U.S. military troops may be able to sidestep the Pentagon’s entrenched, 100-year-old “up or out” promotion system under sweeping new proposals unveiled Thursday, aimed at keeping high-tech experts or other specialists on the job.
In announcing the plan, Defense Secretary Ash Carter marked the third – and most dramatic – installment in his campaign to modernize the military’s antiquated bureaucracy. The proposals are largely aimed at making it easier for the military services to attract and retain good quality people and keep them in jobs where they excel.
“‘Up-or-out’ isn’t broken – in fact, it’s an essential and highly successful system – but it’s also not perfect,” Carter said. “The problem, however, is that DoD can’t take a one-size-fits-all approach.”
Carter’s plan won’t abolish the traditional system that forces service members to leave if they don’t get promoted within a certain period of time. Instead, it will allow the services to bypass those rules for people when they feel it’s needed.
The current promotions system does not give credit for experience and training that occurred along slightly different timelines, even if it benefited the military.
“Such rigidity can be constraining to the military services and service chiefs in their effort to attract and retain the best force possible,” Carter said in a speech in the Pentagon courtyard. “Sometimes this system has led us to lose good people.”
Military leaders have expressed varying degrees of support for the promotion changes, noting that in some fields – such as fighter pilots or certain combat command positions – the strict advancement system may make more sense.
Many of the proposals will require congressional approval, but there is some general support for giving the military greater flexibility, as long as the historical systems aren’t eliminated.
One idea likely to hit opposition on Capitol Hill is Carter’s proposal that the Pentagon give department civilians six weeks of paid paternal leave for the birth or adoption of a child. The Defense Department follows rules for family leave that apply to the entire federal workforce, and carving out a more generous exception for them would be hard to approve.
Carter also wants to allow civilians to work part-time during the first year after a birth or adoption, and allow them to have more flexible work hours when possible.

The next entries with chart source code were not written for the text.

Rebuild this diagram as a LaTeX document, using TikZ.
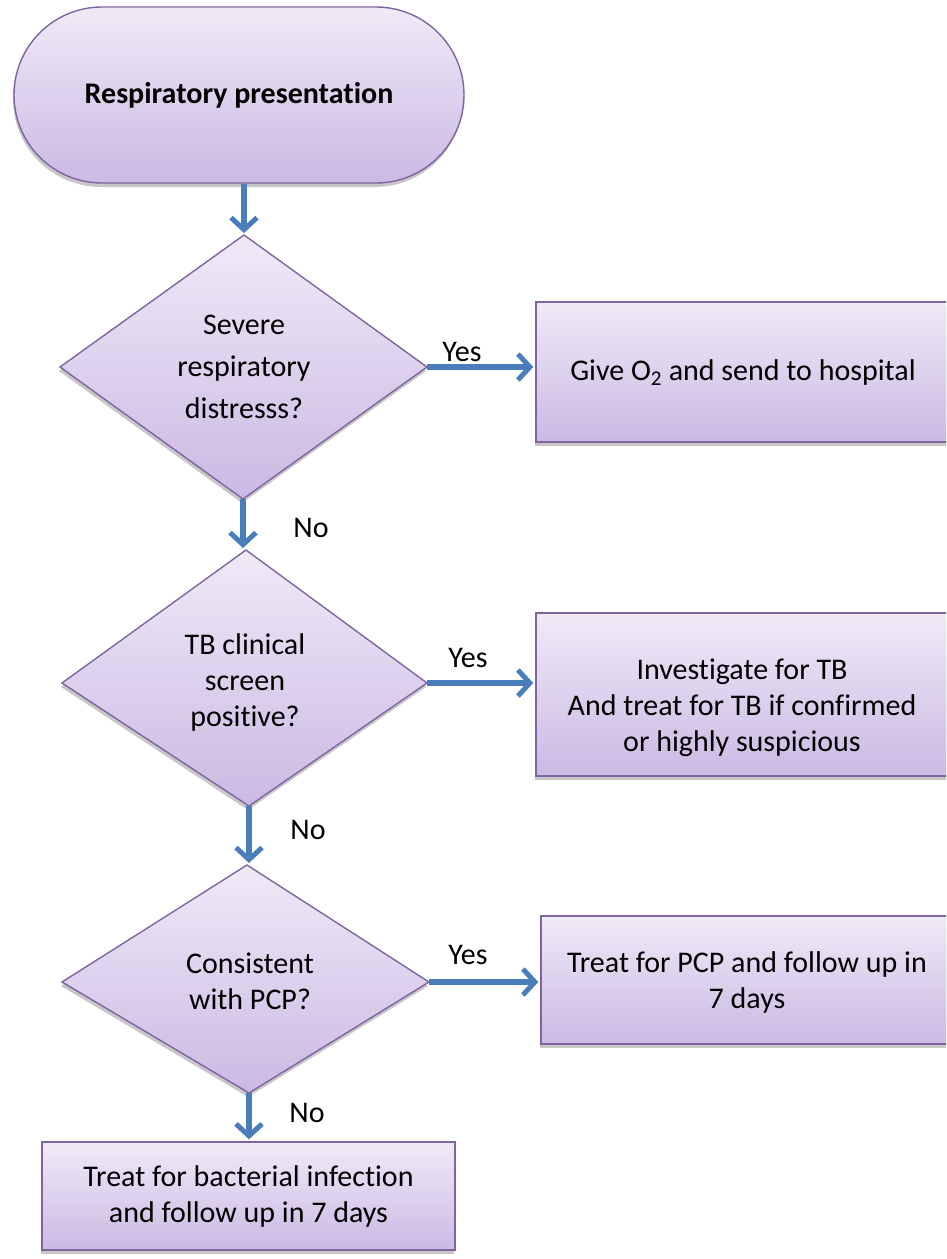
\documentclass[tikz,border=0pt]{standalone}
\usepackage{fontspec}
\setmainfont{Carlito}[Ligatures=NoCommon]
\usetikzlibrary{arrows.meta,shadows}

\definecolor{edgepurple}{HTML}{8064A2}
\definecolor{lavtop}{HTML}{EFEAF7}
\definecolor{lavbottom}{HTML}{CBB9E3}
\definecolor{flowblue}{HTML}{4A7EBB}

\tikzset{
  shapefill/.style={draw=edgepurple, line width=1.4pt,
    top color=lavtop, bottom color=lavbottom,
    drop shadow={shadow xshift=-1pt, shadow yshift=-4pt, fill=black!40, opacity=0.55}},
  boxnode/.style={shapefill, rectangle, inner sep=0pt, align=center,
    font=\fontsize{30}{36}\selectfont},
  txt/.style={font=\fontsize{30}{36}\selectfont, align=center, inner sep=0pt},
  flow/.style={draw=flowblue, line width=5.5pt, shorten >=2pt,
    -{Straight Barb[length=12pt,width=26pt,line width=5pt]}},
  lbl/.style={font=\fontsize{30}{36}\selectfont, inner sep=0pt},
}

\begin{document}
\begin{tikzpicture}[x=1pt, y=-1pt]
\useasboundingbox (0,0) rectangle (946,1259);
\clip (0,0) rectangle (946,1259);

% start terminal
\node[shapefill, rectangle, rounded corners=88pt, minimum width=450pt,
      minimum height=176pt, inner sep=0pt,
      font=\fontsize{30}{36}\selectfont\bfseries] (term) at (239,95)
      {Respiratory presentation};

% decision 1
\coordinate (d1t) at (244,235);
\coordinate (d1r) at (427,367);
\coordinate (d1b) at (243,499);
\coordinate (d1l) at (60,367);
\path[shapefill] (d1t) -- (d1r) -- (d1b) -- (d1l) -- cycle;
\node[txt, font=\fontsize{30}{42}\selectfont] (q1) at (244,367)
  {Severe\\respiratory\\distresss?};

% decision 2
\coordinate (d2t) at (246,550);
\coordinate (d2r) at (427,683);
\coordinate (d2b) at (249,806);
\coordinate (d2l) at (62,683);
\path[shapefill] (d2t) -- (d2r) -- (d2b) -- (d2l) -- cycle;
\node[txt] (q2) at (245,682) {TB clinical\\screen\\positive?};

% decision 3
\coordinate (d3t) at (247,865);
\coordinate (d3r) at (429,982);
\coordinate (d3b) at (249,1093);
\coordinate (d3l) at (62,982);
\path[shapefill] (d3t) -- (d3r) -- (d3b) -- (d3l) -- cycle;
\node[txt] (q3) at (250,981) {Consistent\\with PCP?};

% action boxes (their right sides run past the page edge)
\node[boxnode, minimum width=424pt, minimum height=140pt] (b1) at (748,372) {};
\node[txt] (b1text) at (743,373) {Give O\textsubscript{2} and send to hospital};
\node[boxnode, minimum width=424pt, minimum height=163pt] (b2) at (748,694.5) {};
\node[txt] (b2text) at (742,708)
  {Investigate for TB\\And treat for TB if confirmed\\or highly suspicious};
\node[boxnode, minimum width=419pt, minimum height=128pt] (b3) at (750.5,980) {};
\node[txt] (b3text) at (747,982) {Treat for PCP and follow up in\\7 days};
\node[boxnode, minimum width=413pt, minimum height=108pt] (b4) at (248.5,1196)
  {Treat for bacterial infection\\and follow up in 7 days};

% connectors
\draw[flow] (term.south -| d1t) -- (d1t);
\draw[flow] (d1b) -- (d1b |- d2t);
\draw[flow] (d2b) -- (d2b |- d3t);
\draw[flow] (d3b) -- (d3b |- b4.north);
\draw[flow] (d1r) -- (d1r -| b1.west);
\draw[flow] (d2r) -- (d2r -| b2.west);
\draw[flow] (d3r) -- (d3r -| b3.west);

% branch labels
\node[lbl] (y1) at (462,352) {Yes};
\node[lbl] (y2) at (468,658) {Yes};
\node[lbl] (y3) at (468,955) {Yes};
\node[lbl] (n1) at (311,528) {No};
\node[lbl] (n2) at (308,830) {No};
\node[lbl] (n3) at (307,1113) {No};
\end{tikzpicture}
\end{document}
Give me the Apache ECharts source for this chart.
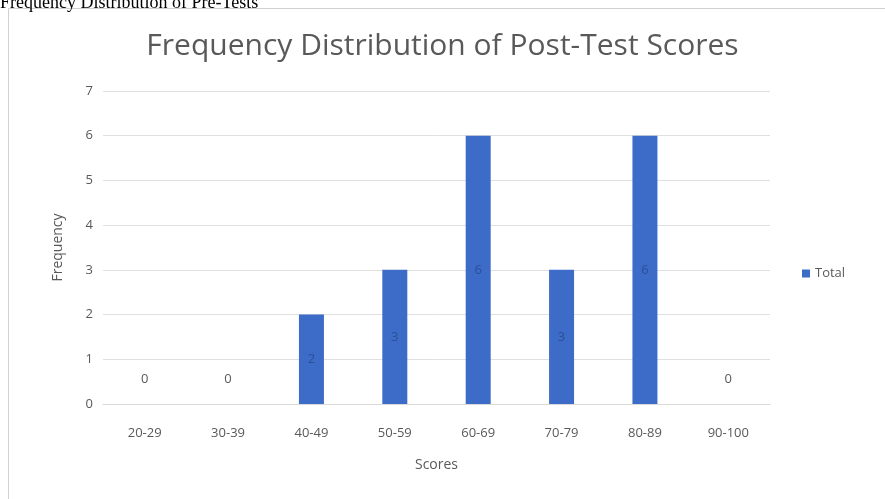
<!DOCTYPE html>
<html><head><meta charset="utf-8">
<script src="https://cdn.jsdelivr.net/npm/echarts@6/dist/echarts.min.js"></script>
<style>html,body{margin:0;padding:0;background:#fff}#c{width:885px;height:499px}</style>
</head><body><div id="c"></div>
<script>
const categories = ['20-29','30-39','40-49','50-59','60-69','70-79','80-89','90-100'];
const totals = [0,0,2,3,6,3,6,0];
const yTicks = [0,1,2,3,4,5,6,7];

const chart = echarts.init(document.getElementById('c'));
const txt = '#595959';
const data = totals.map(v => v === 0
  ? {value: v, label: {position: 'top', distance: 18, color: txt}}
  : {value: v});
chart.setOption({
  animation: false,
  backgroundColor: '#fff',
  graphic: [
    {type: 'rect', shape: {x: 8.5, y: 8.5, width: 890, height: 500}, style: {fill: 'none', stroke: '#d0d0d0', lineWidth: 1}, z: -1},
    {type: 'text', left: 0, top: -6, style: {text: 'Frequency Distribution of Pre-Tests', font: '18px "Liberation Serif"', fill: '#000'}}
  ],
  title: {text: 'Frequency Distribution of Post-Test Scores', left: 'center', top: 26,
    textStyle: {fontFamily: 'Open Sans', fontSize: 30, fontWeight: 'normal', color: txt}},
  legend: {orient: 'vertical', left: 797, top: 262, itemWidth: 8, itemHeight: 8, itemGap: 4,
    icon: 'rect', textStyle: {color: txt, fontFamily: 'Open Sans', fontSize: 13}},
  grid: {left: 103, right: 115, top: 91, bottom: 95},
  xAxis: {type: 'category', data: categories, name: 'Scores', nameLocation: 'middle', nameGap: 54,
    nameTextStyle: {color: txt, fontFamily: 'Open Sans', fontSize: 14},
    axisLine: {lineStyle: {color: '#d9d9d9'}}, axisTick: {show: false},
    axisLabel: {color: txt, fontFamily: 'Open Sans', fontSize: 13, margin: 23}},
  yAxis: {type: 'value', min: yTicks[0], max: yTicks[yTicks.length-1], interval: 1,
    name: 'Frequency', nameLocation: 'middle', nameGap: 38,
    nameTextStyle: {color: txt, fontFamily: 'Open Sans', fontSize: 14},
    axisLine: {show: false}, axisTick: {show: false},
    axisLabel: {color: txt, fontFamily: 'Open Sans', fontSize: 13, margin: 10},
    splitLine: {lineStyle: {color: '#e0e0e0'}}},
  series: [{name: 'Total', type: 'bar', data: data, barWidth: 25,
    itemStyle: {color: '#3d6cc8'},
    label: {show: true, position: 'inside', color: '#2c4f96', fontFamily: 'Open Sans', fontSize: 13}}]
});
</script></body></html>
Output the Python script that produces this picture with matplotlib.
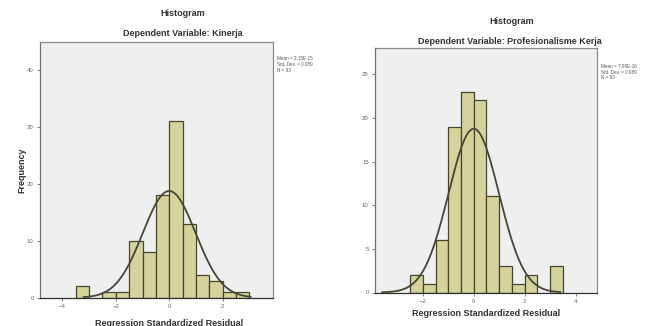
import numpy as np
import matplotlib
matplotlib.use("Agg")
import matplotlib.pyplot as plt

plt.rcParams['font.family'] = ['Liberation Sans', 'DejaVu Sans']

# ---- data ----
bin_width = 0.5
left_edges_k = [-3.5, -2.5, -2.0, -1.5, -1.0, -0.5, 0.0, 0.5, 1.0, 1.5, 2.0, 2.5]
counts_k = [2, 1, 1, 10, 8, 18, 31, 13, 4, 3, 1, 1]
mean_k, sd_k, n_k = 2.15e-15, 0.989, 93
stats_k = ["Mean = 2.15E-15", "Std. Dev. = 0.989", "N = 93"]
curve_range_k = (-3.2, 3.05)

left_edges_p = [-2.5, -2.0, -1.5, -1.0, -0.5, 0.0, 0.5, 1.0, 1.5, 2.0, 3.0]
counts_p = [2, 1, 6, 19, 23, 22, 11, 3, 1, 2, 3]
mean_p, sd_p, n_p = 7.98e-16, 0.989, 93
stats_p = ["Mean = 7.98E-16", "Std. Dev. = 0.989", "N = 93"]
curve_range_p = (-3.6, 3.4)

yticks_k = [0, 10, 20, 30, 40]
yticks_p = [0, 5, 10, 15, 20, 25]
xticks_k = [-4, -2, 0, 2]
xticks_p = [-2, 0, 2, 4]

W, H = 656, 326
fig = plt.figure(figsize=(W / 100, H / 100), dpi=100)
fig.patch.set_facecolor('white')

bar_color = '#d5d29c'
edge_color = '#45452c'
bg = '#efefef'


def px_axes(l, t, r, b):
    return fig.add_axes([l / W, 1 - b / H, (r - l) / W, (b - t) / H])


def draw(ax, edges, counts, mean, sd, n, xlim, ylim, xt, yt, crange):
    ax.set_facecolor(bg)
    ax.bar(edges, counts, width=bin_width, align='edge', color=bar_color,
           edgecolor=edge_color, linewidth=0.9, zorder=2)
    xs = np.linspace(crange[0], crange[1], 400)
    ys = n * bin_width * np.exp(-0.5 * ((xs - mean) / sd) ** 2) / (sd * np.sqrt(2 * np.pi))
    ax.plot(xs, ys, color='#454538', linewidth=1.3, zorder=3)
    ax.set_xlim(*xlim)
    ax.set_ylim(*ylim)
    ax.set_xticks(xt)
    ax.set_yticks(yt)
    ax.tick_params(labelsize=4.3, colors='#666666', length=2.5, width=0.6, pad=2)
    for s in ax.spines.values():
        s.set_color('#8a8a8a')
        s.set_linewidth(0.9)
    ax.spines['bottom'].set_color('#303030')
    ax.spines['left'].set_color('#707070')


axL = px_axes(40, 41.7, 273.3, 297.7)
draw(axL, left_edges_k, counts_k, mean_k, sd_k, n_k, (-4.84, 3.9), (0, 45),
     xticks_k, yticks_k, curve_range_k)
axR = px_axes(375, 48, 596.7, 292.5)
draw(axR, left_edges_p, counts_p, mean_p, sd_p, n_p, (-3.88, 4.83), (0, 28),
     xticks_p, yticks_p, curve_range_p)

tkw = dict(ha='center', va='center', fontsize=6.5, fontweight='bold', color='#333333')
fig.text(183 / W, 1 - 14 / H, "Histogram", **tkw)
fig.text(183 / W, 1 - 34 / H, "Dependent Variable: Kinerja", **tkw)
fig.text(512 / W, 1 - 22 / H, "Histogram", **tkw)
fig.text(510 / W, 1 - 41.5 / H, "Dependent Variable: Profesionalisme Kerja", **tkw)

fig.text(169 / W, 1 - 323 / H, "Regression Standardized Residual", **tkw)
fig.text(486 / W, 1 - 313 / H, "Regression Standardized Residual", **tkw)
fig.text(21.5 / W, 1 - 170 / H, "Frequency", rotation=90, **tkw)

for i, s in enumerate(stats_k):
    fig.text(277 / W, 1 - (58 + 6 * i) / H, s, ha='left', va='center', fontsize=3.3, color='#555555')
for i, s in enumerate(stats_p):
    fig.text(601 / W, 1 - (66 + 6 * i) / H, s, ha='left', va='center', fontsize=3.3, color='#555555')

fig.savefig('out.png', dpi=100, facecolor='white')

That plan may not require legislation.
The promotion proposal announced Thursday, which also requires a law change, would allow a major or captain to remain at their rank for years or even their entire career, if they are highly skilled in a critical field such as cyberwarfare or another technical job.
The new plans would also allow troops to ask to have their promotion review postponed if they haven’t completed all the requirements for the next rank, and want to pursue another opportunity, such as an internship or higher education.
The current promotion system has been in existence for 100 years, and gives senior leaders little flexibility. Service members must complete a number of specific requirements – including certain command responsibilities and schooling – before getting promoted to the next rank. And they must do it within certain timelines.
Carter has complained that such systems tie leaders’ hands and make it harder for them to compete for talent, particularly as the defense secretary works to beef up innovation and technology within the department.
Another suggested change would allow the services to broaden the specialties that can start at a higher rank, instead of the bottom of the officer pool. That is done now with some specialties such as doctors, lawyers and chaplains. But Pentagon officials want to be able to do it for high-tech jobs.
Other proposals would allow the military services to schedule promotions based on merit, rather than seniority, and make it easier for troops who leave the service for medical reasons to get civilian defense jobs.
And there are plans to upgrade recruiting efforts, and allow the department to hire more quickly when needed to get quality personnel.
The latest proposals follow Carter’s January announcement that he was doubling the length of fully paid maternity leave for female service members and expanding the hours that military child-care facilities are open and the number of children that can be accommodated.
Last November, he rolled out plans to change the retirement system to allow investments in a 401(k)-type retirement plan and increase internships.
He has argued that the Pentagon needs to get in line more with the corporate world, and strengthen ties with high-tech companies to bring the best and brightest into the department.